Using ‘529’ plans for grandchildren’s college can backfire

Grandparents often want to help with their grandchildren’s college tuition bills. But you should be very careful about using a 529 plan for these expenses.

The reason? College financial aid programs generally don’t consider parents’ contributions from a 529 plan as student income, but they typically do consider grandparent 529 contributions as income. As a result, these contributions could reduce a student’s eligibility for grants, subsidized loans, and work-study programs.

Only 11% of grandparents are aware of this problem, according to a recent study by Fidelity.

If a student expects to be eligible for financial aid, in many cases it might be preferable for grandparents simply to give money directly to the parents in order to help out – even though this means forfeiting the tax-sheltered advantages of a 529 plan.
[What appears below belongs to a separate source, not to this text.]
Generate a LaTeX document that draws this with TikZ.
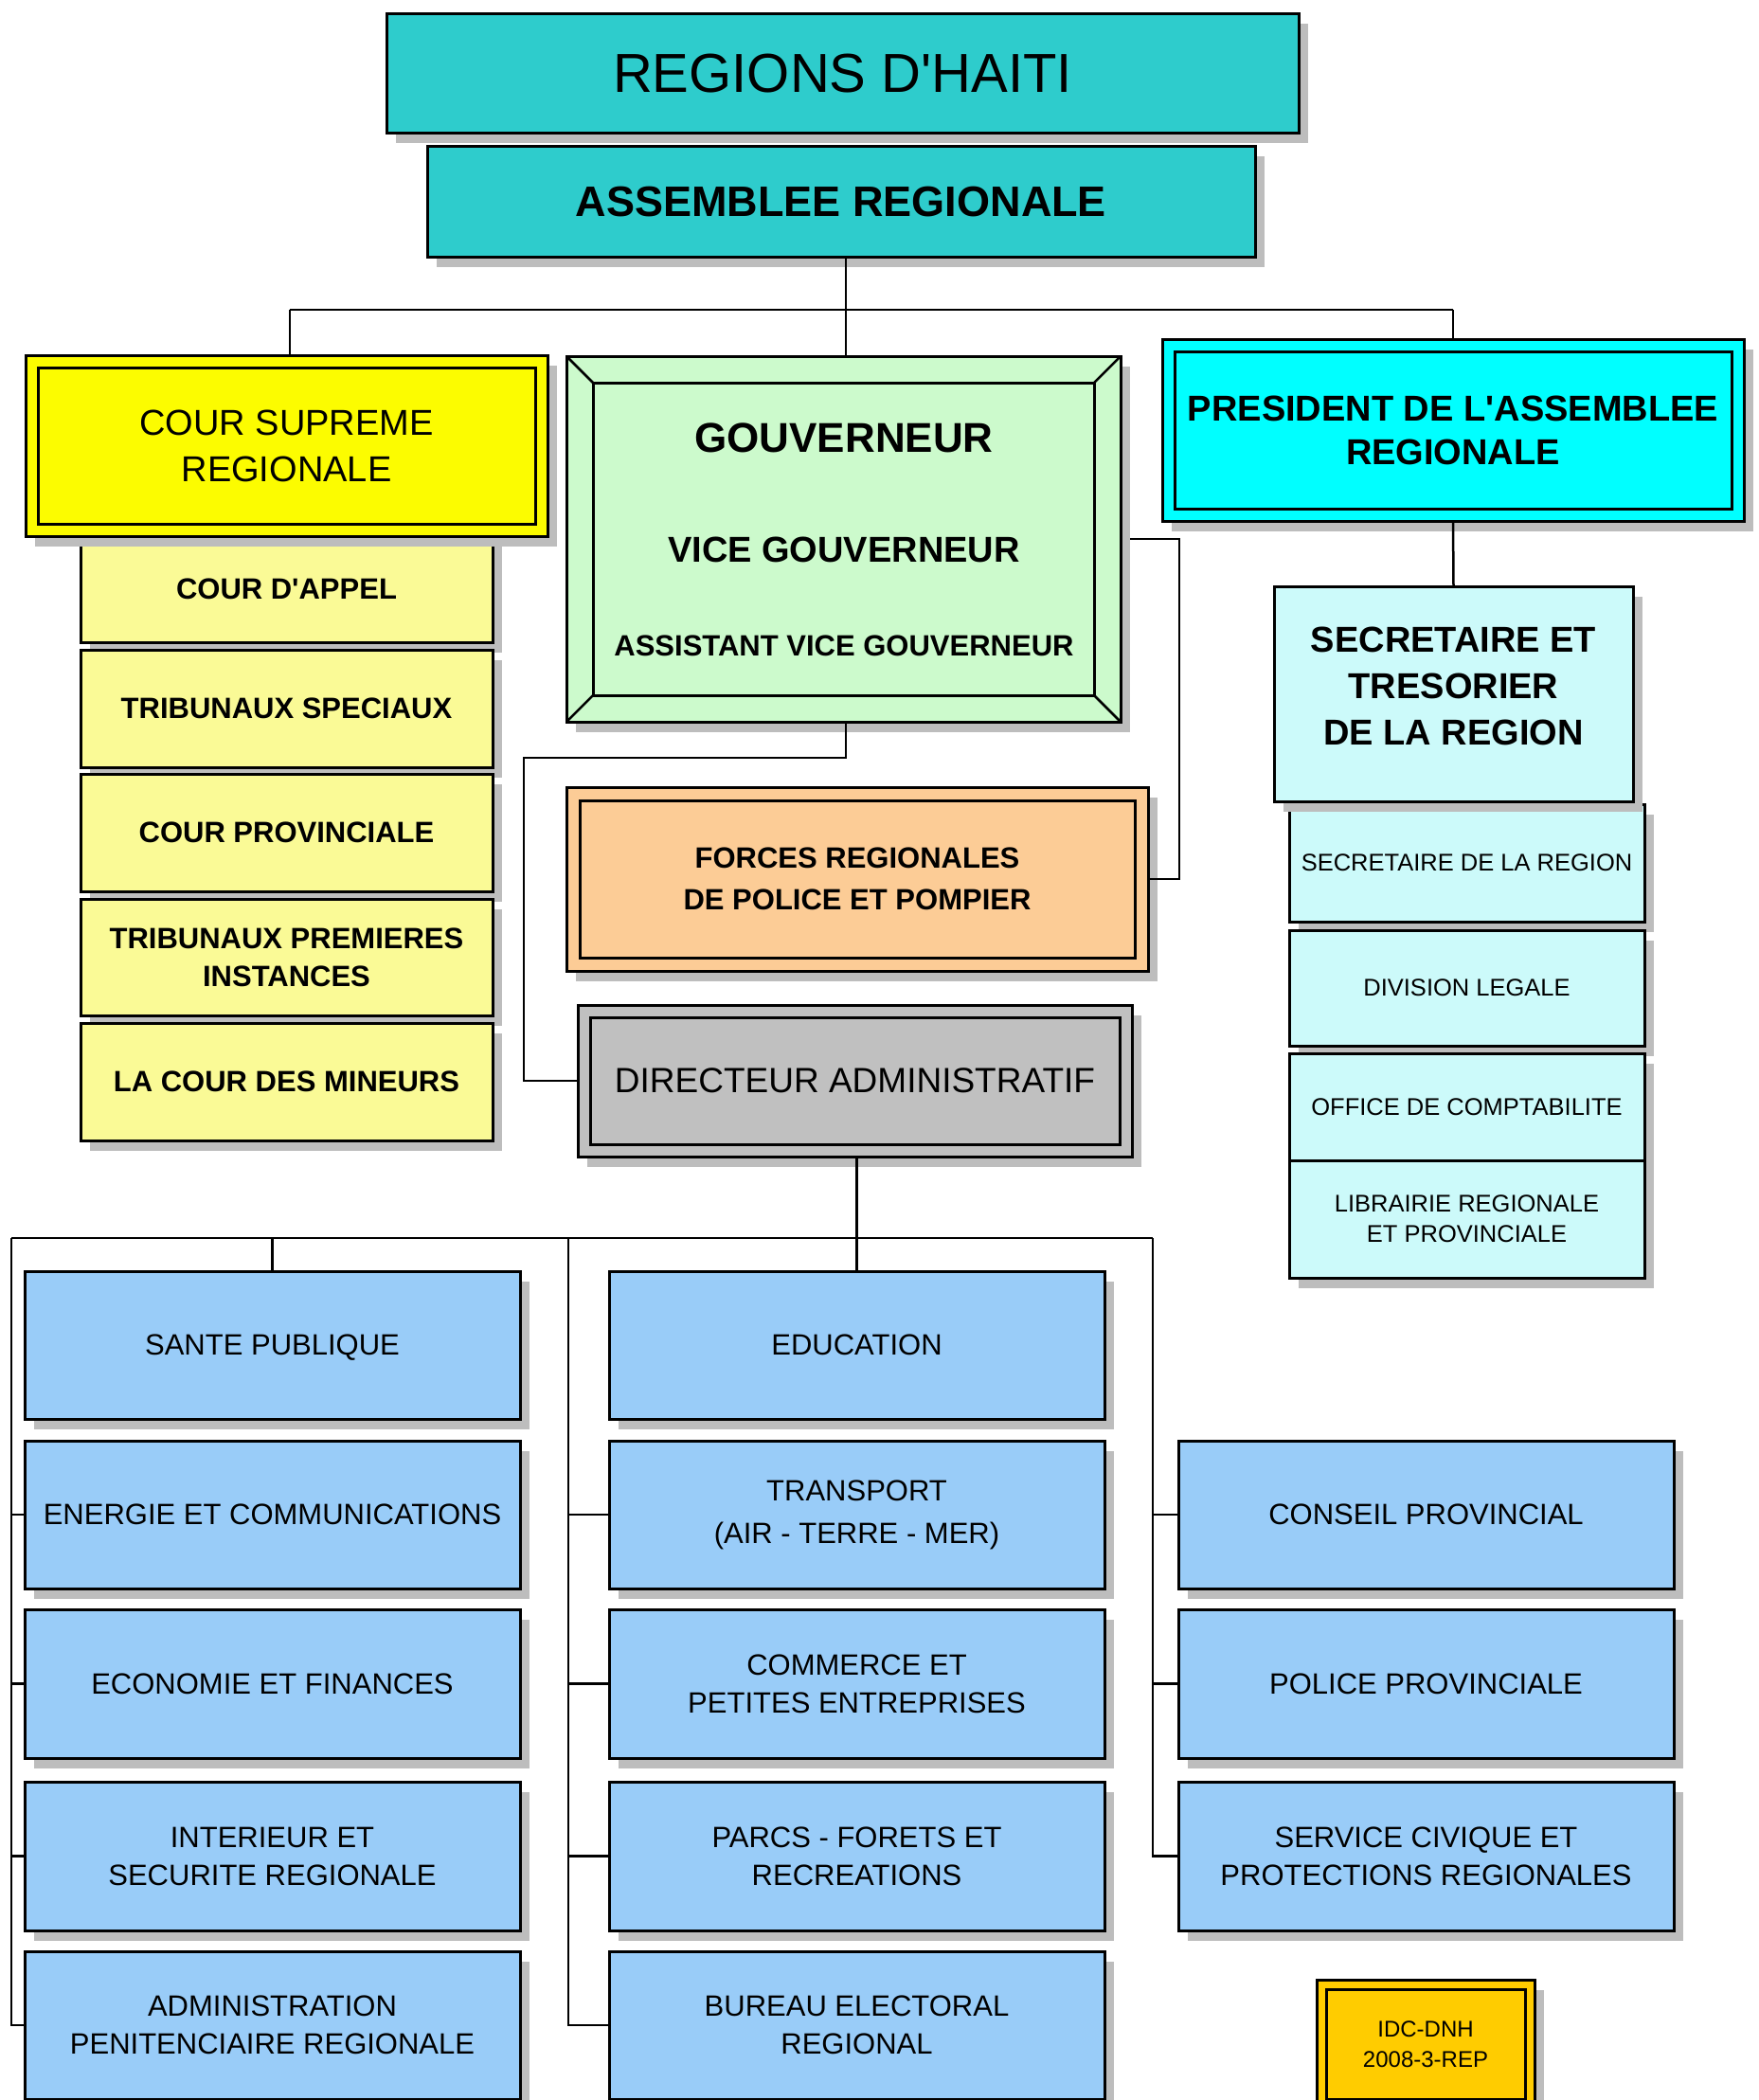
\documentclass[tikz,border=0pt]{standalone}
\usepackage{fontspec}
\setmainfont{Liberation Sans}[Ligatures=TeXOff]
\usetikzlibrary{shadows,calc}
\definecolor{shgray}{HTML}{BDBDBD}
\definecolor{cteal}{HTML}{2ECCCC}
\definecolor{cyel}{HTML}{FCFC00}
\definecolor{lyel}{HTML}{FAFA96}
\definecolor{lgreen}{HTML}{CCFACC}
\definecolor{peach}{HTML}{FCCC96}
\definecolor{dgray}{HTML}{C0C0C0}
\definecolor{pcyan}{HTML}{00FFFF}
\definecolor{lcyan}{HTML}{CCFAFA}
\definecolor{lblue}{HTML}{99CCF8}
\definecolor{gold}{HTML}{FFCC00}
\newcommand\bx[7]{\node[#6,minimum width={#4-#2},minimum height={#5-#3}] (#1) at ({(#2+#4)/2},{(#3+#5)/2}) {#7};}
\newcommand\inframe[2]{\draw[line width=3pt] ([xshift=#2pt,yshift=-#2pt]#1.north west) rectangle ([xshift=-#2pt,yshift=#2pt]#1.south east);}
\begin{document}
\begin{tikzpicture}[x=1pt,y=-1pt,
  box/.style={draw=black,line width=3pt,rectangle,inner sep=0pt,outer sep=0pt,align=center,text=black},
  shad/.style={drop shadow={shadow xshift=10pt,shadow yshift=-11pt,fill=shgray,opacity=1}},
  conn/.style={draw=black,line width=2.5pt},
  one/.style={text depth=0pt},
  blue/.style={box,shad,fill=lblue,font=\fontsize{31}{40}\selectfont},
  ysub/.style={box,shad,fill=lyel,font=\bfseries\fontsize{31}{40}\selectfont},
  csub/.style={box,shad,fill=lcyan,font=\fontsize{25.5}{32}\selectfont},
  txt/.style={inner sep=0pt,outer sep=0pt,align=center,text=black}]
\useasboundingbox[fill=white] (0,0) rectangle (1857,2217);

% title
\bx{title}{408}{14}{1371}{140}{box,shad,one,fill=cteal,font=\fontsize{58}{64}\selectfont}{REGIONS D'HAITI}
\bx{asm}{451}{154}{1325}{271}{box,shad,one,fill=cteal,font=\bfseries\fontsize{45}{50}\selectfont}{ASSEMBLEE REGIONALE}

% yellow column
\bx{ys1}{85}{566}{520}{678}{ysub,one}{COUR D'APPEL}
\bx{ys2}{85}{686}{520}{810}{ysub,one}{TRIBUNAUX SPECIAUX}
\bx{ys3}{85}{817}{520}{941}{ysub,one}{COUR PROVINCIALE}
\bx{ys4}{85}{949}{520}{1072}{ysub}{TRIBUNAUX PREMIERES\\INSTANCES}
\bx{ys5}{85}{1080}{520}{1204}{ysub,one}{LA COUR DES MINEURS}
\bx{cs}{27}{375}{578}{566}{box,shad,fill=cyel,font=\fontsize{38}{49}\selectfont}{COUR SUPREME\\REGIONALE}
\inframe{cs}{13}

% gouverneur
\bx{gouv}{598}{376}{1183}{762}{box,shad,fill=lgreen}{}
\inframe{gouv}{28}
\draw[line width=2.5pt] (gouv.north west) -- ([xshift=28pt,yshift=-28pt]gouv.north west);
\draw[line width=2.5pt] (gouv.north east) -- ([xshift=-28pt,yshift=-28pt]gouv.north east);
\draw[line width=2.5pt] (gouv.south west) -- ([xshift=28pt,yshift=28pt]gouv.south west);
\draw[line width=2.5pt] (gouv.south east) -- ([xshift=-28pt,yshift=28pt]gouv.south east);
\node[txt,font=\bfseries\fontsize{44}{50}\selectfont] (gv1) at (891,462) {GOUVERNEUR};
\node[txt,font=\bfseries\fontsize{38}{44}\selectfont] (gv2) at (891,580) {VICE GOUVERNEUR};
\node[txt,font=\bfseries\fontsize{31}{36}\selectfont] (gv3) at (891,682) {ASSISTANT VICE GOUVERNEUR};

% forces and directeur
\bx{forces}{598}{831}{1212}{1025}{box,shad,fill=peach,font=\bfseries\fontsize{31}{44}\selectfont}{FORCES REGIONALES\\DE POLICE ET POMPIER}
\inframe{forces}{14}
\bx{dir}{610}{1061}{1195}{1221}{box,shad,one,fill=dgray,font=\fontsize{37}{44}\selectfont}{DIRECTEUR ADMINISTRATIF}
\inframe{dir}{13}

% president and secretaire
\bx{pres}{1227}{358}{1841}{550}{box,shad,fill=pcyan,font=\bfseries\fontsize{38}{46}\selectfont}{PRESIDENT DE L'ASSEMBLEE\\REGIONALE}
\inframe{pres}{13}
\bx{cs1}{1361}{849}{1736}{973}{csub,one}{SECRETAIRE DE LA REGION}
\bx{cs2}{1361}{982}{1736}{1104}{csub,one}{DIVISION LEGALE}
\bx{cs3}{1361}{1112}{1736}{1225}{csub,one}{OFFICE DE COMPTABILITE}
\bx{cs4}{1361}{1225}{1736}{1349}{csub}{LIBRAIRIE REGIONALE\\ET PROVINCIALE}
\bx{sec}{1345}{619}{1724}{846}{box,shad,fill=lcyan}{}
\node[txt,font=\bfseries\fontsize{38}{49}\selectfont] (sect) at (1534.5,724) {SECRETAIRE ET\\TRESORIER\\DE LA REGION};

% blue boxes
\bx{a1}{26}{1342}{549}{1498}{blue,one}{SANTE PUBLIQUE}
\bx{a2}{26}{1521}{549}{1677}{blue,one}{ENERGIE ET COMMUNICATIONS}
\bx{a3}{26}{1699}{549}{1856}{blue,one}{ECONOMIE ET FINANCES}
\bx{a4}{26}{1881}{549}{2038}{blue}{INTERIEUR ET\\SECURITE REGIONALE}
\bx{a5}{26}{2060}{549}{2216}{blue}{ADMINISTRATION\\PENITENCIAIRE REGIONALE}
\bx{c1}{643}{1342}{1166}{1498}{blue,one}{EDUCATION}
\bx{c2}{643}{1521}{1166}{1677}{blue}{TRANSPORT\\[5pt](AIR - TERRE - MER)}
\bx{c3}{643}{1699}{1166}{1856}{blue}{COMMERCE ET\\PETITES ENTREPRISES}
\bx{c4}{643}{1881}{1166}{2038}{blue}{PARCS - FORETS ET\\RECREATIONS}
\bx{c5}{643}{2060}{1166}{2216}{blue}{BUREAU ELECTORAL\\REGIONAL}
\bx{e2}{1244}{1521}{1767}{1677}{blue,one}{CONSEIL PROVINCIAL}
\bx{e3}{1244}{1699}{1767}{1856}{blue,one}{POLICE PROVINCIALE}
\bx{e4}{1244}{1881}{1767}{2038}{blue}{SERVICE CIVIQUE ET\\PROTECTIONS REGIONALES}

% stamp
\bx{idc}{1390}{2090}{1620}{2226}{box,shad,fill=gold,font=\fontsize{24}{32}\selectfont}{IDC-DNH\\2008-3-REP}
\inframe{idc}{10}

% connectors
\coordinate (tb) at (0,327);
\coordinate (gx) at (893,0);
\coordinate (cx) at (306,0);
\draw[conn] (asm.south -| gx) -- (gouv.north -| gx);
\draw[conn] (cx |- tb) -- (pres.north |- tb);
\draw[conn] (cx |- tb) -- (cs.north -| cx);
\draw[conn] (pres.north |- tb) -- (pres.north);
\draw[conn] (pres.south) -- (sec.north);
\coordinate (gr) at (1245,0);
\draw[conn] ([xshift=10pt]gouv.east) -- (gouv.east -| gr) |- (forces.east);
\coordinate (gd) at (553,800);
\draw[conn] (gouv.south -| gx) |- (gd) |- (dir.west);
\coordinate (b1) at (12,1307);
\coordinate (b2) at (600,1307);
\coordinate (b3) at (1217,1307);
\draw[conn] (dir.south -| c1.north) -- (c1.north);
\draw[conn] (b1) -- (b3);
\draw[conn] (a1.north |- b1) -- (a1.north);
\draw[conn] (b1) |- (a5.west);
\draw[conn] (a2.west -| b1) -- (a2.west);
\draw[conn] (a3.west -| b1) -- (a3.west);
\draw[conn] (a4.west -| b1) -- (a4.west);
\draw[conn] (b2) |- (c5.west);
\draw[conn] (c2.west -| b2) -- (c2.west);
\draw[conn] (c3.west -| b2) -- (c3.west);
\draw[conn] (c4.west -| b2) -- (c4.west);
\draw[conn] (b3) |- (e4.west);
\draw[conn] (e2.west -| b3) -- (e2.west);
\draw[conn] (e3.west -| b3) -- (e3.west);
\end{tikzpicture}
\end{document}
Grandparents can also contribute to the parents’ own 529 plan, although not all states allow a tax benefit for doing so.

If you’re a grandparent and you already have a 529 plan, you can try to transfer ownership of it to the parents. However, some plans don’t allow such transfers, and some treat them as a distribution, which means incurring taxes and penalties.

You can also wait and make one large contribution in the student’s senior year, since the student will no longer have to fill out financial aid forms in the future. However, some schools consider grandparent 529 plans when calculating financial aid packages even if no contributions are made from them, so this strategy won’t work if the student goes to such a school.